Four or five years ago, I lived in a house across the street from a very old fire station in East Nashville. It was a cute house complete with a picket fence, and I shared it with three roommates. They were all very much into old-time music, and spent many hours playing banjo/guitar/whatever else on the front porch. The firemen enjoyed it--I think they played old-time on their porch too. Our house was a few blocks from a pizza place that had a large, two-topping carryout deal for maybe $7. So it was a nice place to be.

One of my roommates, Chris, started spending a lot of time with this lady named Jill, who I met at Food Not Bombs. They began dating, and long after I moved out of that house (and maybe away from Nashville, I don't recall), the two of them moved to North Carolina.

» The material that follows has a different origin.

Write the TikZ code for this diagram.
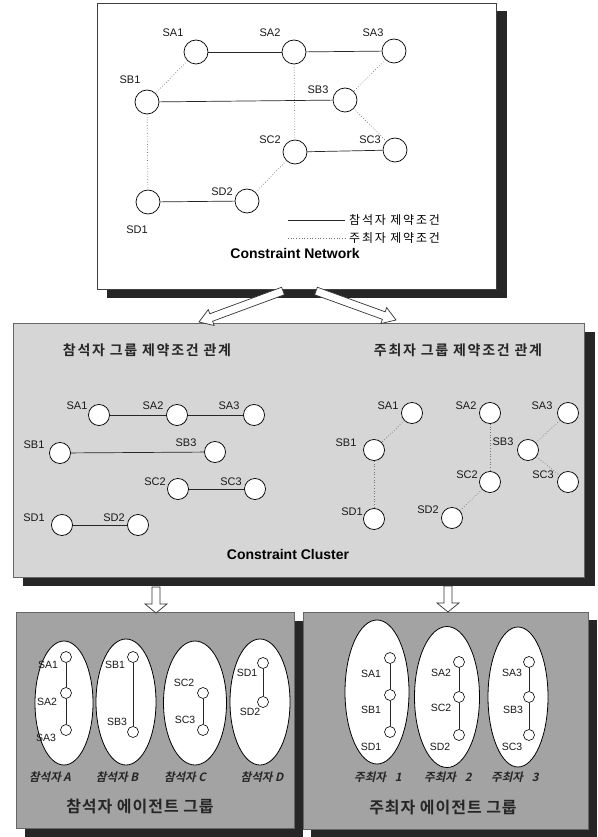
\documentclass[tikz,border=0pt]{standalone}
\usepackage{fontspec}
\setmainfont{Liberation Sans}
\newfontfamily\kr{Noto Sans CJK KR}[LetterSpace=15]
\newfontfamily\krb{Noto Sans CJK KR Bold}[LetterSpace=12]
\newfontfamily\krt{Noto Sans CJK KR Bold}[LetterSpace=6]
\newfontfamily\krit{Noto Sans CJK KR Bold}[FakeSlant=0.22]
\usetikzlibrary{calc,shapes.geometric}
\newcommand\blockarrow[5]{%
  \coordinate (ba-h) at ($(#2)!#3!(#1)$);
  \draw[arrowbox] ($(#1)!#4!90:(#2)$) -- ($(ba-h)!#4!-90:(#1)$) -- ($(ba-h)!#5!-90:(#1)$) -- (#2)
    -- ($(ba-h)!#5!90:(#1)$) -- ($(ba-h)!#4!90:(#1)$) -- ($(#1)!#4!-90:(#2)$) -- cycle;}
\begin{document}
\begin{tikzpicture}[x=1pt,y=-1pt,
  shadowfill/.style={fill=black!85},
  toppanel/.style={fill=white, draw=black!75, line width=0.8pt},
  midpanel/.style={fill=black!16, draw=black!60, line width=0.6pt},
  botpanel/.style={fill=black!36, draw=black!60, line width=0.6pt},
  arrowbox/.style={fill=white, draw=black!80, line width=0.7pt, line join=miter},
  bigc/.style={circle, draw=black, fill=white, line width=0.7pt, minimum size=24pt, inner sep=0pt},
  midc/.style={circle, draw=black, fill=white, line width=0.75pt, minimum size=21pt, inner sep=0pt},
  smallc/.style={circle, draw=black, fill=white, line width=0.6pt, minimum size=11pt, inner sep=0pt},
  oval/.style={ellipse, draw=black, fill=white, line width=0.8pt, inner sep=0pt},
  lbl/.style={font=\fontsize{11}{11}\selectfont, inner sep=0pt, text=black!90},
  slbl/.style={font=\fontsize{10.5}{10.5}\selectfont, inner sep=0pt, text=black!90},
  title/.style={font=\fontsize{14}{14}\selectfont\bfseries, inner sep=0pt},
  solidc/.style={draw=black!85, line width=0.7pt},
  dotc/.style={draw=black!55, line width=0.7pt, dotted},
  krhead/.style={font=\krb\fontsize{14}{14}\selectfont, inner sep=0pt, text=black!85},
  krleg/.style={font=\kr\fontsize{12}{12}\selectfont, inner sep=0pt, anchor=west},
  kritl/.style={font=\krit\fontsize{11.5}{11.5}\selectfont, inner sep=0pt, text=black!85},
  krgrp/.style={font=\krt\fontsize{16}{16}\selectfont, inner sep=0pt, text=black!85}
]
\useasboundingbox (0,0) rectangle (597,837);

% ---------------- top panel ----------------
\fill[shadowfill] (107,11) rectangle (507,298);
\draw[toppanel] (97,3) rectangle (496,289);

\node[bigc] (tSA1) at (196,52) {};
\node[bigc] (tSA2) at (294,52) {};
\node[bigc] (tSA3) at (394,51) {};
\node[bigc] (tSB1) at (147,102) {};
\node[bigc] (tSB3) at (345,100) {};
\node[bigc] (tSC2) at (295,152) {};
\node[bigc] (tSC3) at (395,150) {};
\node[bigc] (tSD1) at (148,202) {};
\node[bigc] (tSD2) at (247,201) {};

\node[lbl] (ltSA1) at (173,33) {SA1};
\node[lbl] (ltSA2) at (270,33) {SA2};
\node[lbl] (ltSA3) at (373,33) {SA3};
\node[lbl] (ltSB1) at (130,80) {SB1};
\node[lbl] (ltSB3) at (318,90) {SB3};
\node[lbl] (ltSC2) at (270,140) {SC2};
\node[lbl] (ltSC3) at (370,140) {SC3};
\node[lbl] (ltSD1) at (137,230) {SD1};
\node[lbl] (ltSD2) at (222,192) {SD2};

\draw[solidc] (tSA1) -- (tSA2);
\draw[solidc] (tSA2) -- (tSA3);
\draw[solidc] (tSB1) -- (tSB3);
\draw[solidc] (tSC2) -- (tSC3);
\draw[solidc] (tSD1) -- (tSD2);
\draw[dotc] (tSA1) -- (tSB1);
\draw[dotc] (tSB1) -- (tSD1);
\draw[dotc] (tSA2) -- (tSC2);
\draw[dotc] (tSA3) -- (tSB3);
\draw[dotc] (tSB3) -- (tSC3);
\draw[dotc] (tSC2) -- (tSD2);

\coordinate (lg1a) at (288,220); \coordinate (lg1b) at (345,220);
\coordinate (lg2a) at (288,238); \coordinate (lg2b) at (345,238);
\draw[solidc] (lg1a) -- (lg1b);
\draw[dotc] (lg2a) -- (lg2b);
\node[krleg] (leg1) at (349,220) {참석자 제약조건};
\node[krleg] (leg2) at (349,238) {주최자 제약조건};
\node[title] (tnet) at (295,253) {Constraint Network};

% ---------------- middle panel ----------------
\fill[shadowfill] (23,332) rectangle (595,586);
\draw[midpanel] (13,323) rectangle (584,577);

\node[krhead] (mhL) at (147,350) {참석자 그룹 제약조건 관계};
\node[krhead] (mhR) at (458,350) {주최자 그룹 제약조건 관계};

\node[midc] (mlSA1) at (99,415) {};
\node[midc] (mlSA2) at (177,415) {};
\node[midc] (mlSA3) at (254,415) {};
\node[midc] (mlSB1) at (60,453) {};
\node[midc] (mlSB3) at (215,452) {};
\node[midc] (mlSC2) at (178,489) {};
\node[midc] (mlSC3) at (255,489) {};
\node[midc] (mlSD1) at (62,525) {};
\node[midc] (mlSD2) at (138,525) {};
\node[lbl] (lmlSA1) at (77,406) {SA1};
\node[lbl] (lmlSA2) at (153,406) {SA2};
\node[lbl] (lmlSA3) at (229,406) {SA3};
\node[lbl] (lmlSB1) at (34,445) {SB1};
\node[lbl] (lmlSB3) at (186,443) {SB3};
\node[lbl] (lmlSC2) at (155,482) {SC2};
\node[lbl] (lmlSC3) at (231,482) {SC3};
\node[lbl] (lmlSD1) at (34,518) {SD1};
\node[lbl] (lmlSD2) at (114,518) {SD2};
\draw[solidc] (mlSA1) -- (mlSA2);
\draw[solidc] (mlSA2) -- (mlSA3);
\draw[solidc] (mlSB1) -- (mlSB3);
\draw[solidc] (mlSC2) -- (mlSC3);
\draw[solidc] (mlSD1) -- (mlSD2);

\node[midc] (mrSA1) at (412,413) {};
\node[midc] (mrSA2) at (490,413) {};
\node[midc] (mrSA3) at (568,413) {};
\node[midc] (mrSB1) at (374,450) {};
\node[midc] (mrSB3) at (528,450) {};
\node[midc] (mrSC2) at (490,482) {};
\node[midc] (mrSC3) at (568,482) {};
\node[midc] (mrSD1) at (374,519) {};
\node[midc] (mrSD2) at (452,518) {};
\node[lbl] (lmrSA1) at (388,406) {SA1};
\node[lbl] (lmrSA2) at (466,406) {SA2};
\node[lbl] (lmrSA3) at (542,406) {SA3};
\node[lbl] (lmrSB1) at (346,443) {SB1};
\node[lbl] (lmrSB3) at (503,442) {SB3};
\node[lbl] (lmrSC2) at (467,475) {SC2};
\node[lbl] (lmrSC3) at (543,475) {SC3};
\node[lbl] (lmrSD1) at (352,512) {SD1};
\node[lbl] (lmrSD2) at (428,510) {SD2};
\draw[dotc] (mrSA1) -- (mrSB1);
\draw[dotc] (mrSB1) -- (mrSD1);
\draw[dotc] (mrSA2) -- (mrSC2);
\draw[dotc] (mrSA3) -- (mrSB3);
\draw[dotc] (mrSB3) -- (mrSC3);
\draw[dotc] (mrSC2) -- (mrSD2);

\node[title] (tclu) at (288,554) {Constraint Cluster};

% top arrows
\coordinate (arLs) at (283,291); \coordinate (arLt) at (199,322);
\coordinate (arRs) at (316,291); \coordinate (arRt) at (396,320);
\blockarrow{arLs}{arLt}{13pt}{4pt}{8.5pt}
\blockarrow{arRs}{arRt}{13pt}{4pt}{8.5pt}

% ---------------- bottom panels ----------------
\fill[shadowfill] (25,621) rectangle (303,837);
\draw[botpanel] (16,612) rectangle (294,828);
\fill[shadowfill] (311,620) rectangle (597,837);
\draw[botpanel] (303,612) rectangle (588,829);

% down arrows
\coordinate (adLs) at (156,587); \coordinate (adLt) at (156,613);
\coordinate (adRs) at (448,586); \coordinate (adRt) at (448,612);
\blockarrow{adLs}{adLt}{9pt}{4pt}{11pt}
\blockarrow{adRs}{adRt}{9pt}{4pt}{11pt}

% left ellipses
\node[oval, minimum width=58pt, minimum height=124pt] (eA) at (64,703) {};
\node[oval, minimum width=60pt, minimum height=126pt] (eB) at (126,702) {};
\node[oval, minimum width=63pt, minimum height=124pt] (eC) at (195,703) {};
\node[oval, minimum width=60pt, minimum height=126pt] (eD) at (260,702) {};

\node[smallc] (bSA1) at (66,657) {};
\node[smallc] (bSA2) at (66,693) {};
\node[smallc] (bSA3) at (66,730) {};
\node[smallc] (bSB1) at (133,657) {};
\node[smallc] (bSB3) at (133,732) {};
\node[smallc] (bSC2) at (203,693) {};
\node[smallc] (bSC3) at (203,730) {};
\node[smallc] (bSD1) at (263,663) {};
\node[smallc] (bSD2) at (263,702) {};
\draw[solidc, line width=0.6pt] (bSA1) -- (bSA2);
\draw[solidc, line width=0.6pt] (bSA2) -- (bSA3);
\draw[solidc, line width=0.6pt] (bSB1) -- (bSB3);
\draw[solidc, line width=0.6pt] (bSC2) -- (bSC3);
\draw[solidc, line width=0.6pt] (bSD1) -- (bSD2);
\node[slbl] (lbSA1) at (48,665) {SA1};
\node[slbl] (lbSA2) at (47,702) {SA2};
\node[slbl] (lbSA3) at (46,738) {SA3};
\node[slbl] (lbSB1) at (115,665) {SB1};
\node[slbl] (lbSB3) at (117,722) {SB3};
\node[slbl] (lbSC2) at (184,683) {SC2};
\node[slbl] (lbSC3) at (185,720) {SC3};
\node[slbl] (lbSD1) at (247,673) {SD1};
\node[slbl] (lbSD2) at (250,712) {SD2};

\node[kritl] (pA) at (50,777) {참석자 A};
\node[kritl] (pB) at (117,777) {참석자 B};
\node[kritl] (pC) at (185,777) {참석자 C};
\node[kritl] (pD) at (262,777) {참석자 D};
\node[krgrp] (gL) at (140,806) {참석자 에이전트 그룹};

% right ellipses
\node[oval, minimum width=64pt, minimum height=144pt] (e1) at (377,692) {};
\node[oval, minimum width=65pt, minimum height=141pt] (e2) at (447,697) {};
\node[oval, minimum width=60pt, minimum height=140pt] (e3) at (518,697) {};

\node[smallc] (rSA1) at (390,658) {};
\node[smallc] (rSB1) at (390,695) {};
\node[smallc] (rSD1) at (390,732) {};
\node[smallc] (rSA2) at (459,662) {};
\node[smallc] (rSC2) at (459,697) {};
\node[smallc] (rSD2) at (459,735) {};
\node[smallc] (rSA3) at (529,662) {};
\node[smallc] (rSB3) at (529,697) {};
\node[smallc] (rSC3) at (529,735) {};
\draw[solidc, line width=0.6pt] (rSA1) -- (rSB1);
\draw[solidc, line width=0.6pt] (rSB1) -- (rSD1);
\draw[solidc, line width=0.6pt] (rSA2) -- (rSC2);
\draw[solidc, line width=0.6pt] (rSC2) -- (rSD2);
\draw[solidc, line width=0.6pt] (rSA3) -- (rSB3);
\draw[solidc, line width=0.6pt] (rSB3) -- (rSC3);
\node[slbl] (lrSA1) at (371,674) {SA1};
\node[slbl] (lrSB1) at (371,710) {SB1};
\node[slbl] (lrSD1) at (371,747) {SD1};
\node[slbl] (lrSA2) at (441,673) {SA2};
\node[slbl] (lrSC2) at (441,708) {SC2};
\node[slbl] (lrSD2) at (440,747) {SD2};
\node[slbl] (lrSA3) at (512,673) {SA3};
\node[slbl] (lrSB3) at (513,710) {SB3};
\node[slbl] (lrSC3) at (512,747) {SC3};

\node[kritl] (h1) at (378,777) {주최자\hspace{9pt}1};
\node[kritl] (h2) at (448,777) {주최자\hspace{9pt}2};
\node[kritl] (h3) at (515,777) {주최자\hspace{9pt}3};
\node[krgrp] (gR) at (443,807) {주최자 에이전트 그룹};
\end{tikzpicture}
\end{document}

We kept in touch by mail, mostly postcards exchanged every couple of months, and a little email correspondence. Last spring I received a postcard from Chris asking me to make a quilt for them because they were expecting their first baby in December!

This is what I made:


It's a variation on the traditional stacked coin pattern. I pieced the 'coins' to a muslin foundation at random, using what I guess some call the stitch-and-flip technique. Each print was chosen and placed very carefully so that the top would look balanced and cohesive, but still kind of spontaneous.

My friends won't know the baby's sex until it's born (*edit: welcome, Oliver!), so I tried to stick to gender-neutral colors. Four of the prints used were purchased specifically for this quilt, but the rest were from my stash, with a little help from my mom! I had all these great Denyse Schmidt and Heather Ross fabrics hidden away, and until I had this quilt in mind I couldn't bear to cut into them.


The backing and binding are both pieced. I really like pieced binding, it can be really striking and effective if the quilt top itself isn't too busy. I quilted this with free-form (but not free-motion, no way) vertical waves. They never intersect or touch, but the curves kind of play off of each other without completely echoing the same path. This is the second quilt in which I've used this technique (the other was quilted horizontally) and it's a new favorite.

I also sent along this onesie!


It's a quick (8-minute?) project. I fused the owl fabric to one side of Steam-a-Seam 2 Lite, cut it out, and fused it to the onesie. (Be sure you cut around the applique after it's been backed with Steam-a-Seam!) Then I shortened my stitch length and stitched around the owl.

I hope the little one arrives happy and healthy. I know Chris and Jill will be wonderful parents!

Monday, December 14, 2009

tiny dress

I work in a fabric shop. I guess technically it's a quilt shop, but since we do so much more than patchwork, I like to be broad in labeling it. Anyone who sews can imagine the best parts about the job: seeing beautiful new fabric and patterns (sometimes before they hit the streets!), and making samples for the store. Sometimes I make samples on the clock, other times I work on them at home.

This is one such sample I made at work:


Cute, huh? The pattern is from Vanilla House Designs, and the fabric is Lantern Bloom by Laura Gunn. You probably noticed right away my directional error on the yoke! That aside, I like the way it turned out, but I had a few problems with the pattern.

First, the entire dress is rotary cut, meaning it is made entirely of straight lines. Humans, on the other hand, are made of curved lines which is why typical garment patterns have all sorts of slopes, arcs, and curves too. Fabric has to be manipulated a certain way to hang properly from a 3-dimensional form.

I know this is a child's dress, and those principles matter less because the fit is less of an issue. And the dress isn't on an actual person, so I can't tell how it will hang and move in reality... BUT, if it's hanging funny on the mannequin, it'll probably hang funny on a wiggly toddler.

If I made this again, I'd double the cut width of the hem and sleeve trim and fold them in half rather than just hemming them. That way the inside of the trim is faced and looks more finished.

All in all, it's a quick and easy project--the pattern itself is well-written and easy to understand. The pleats take the most time, and they're really nothing.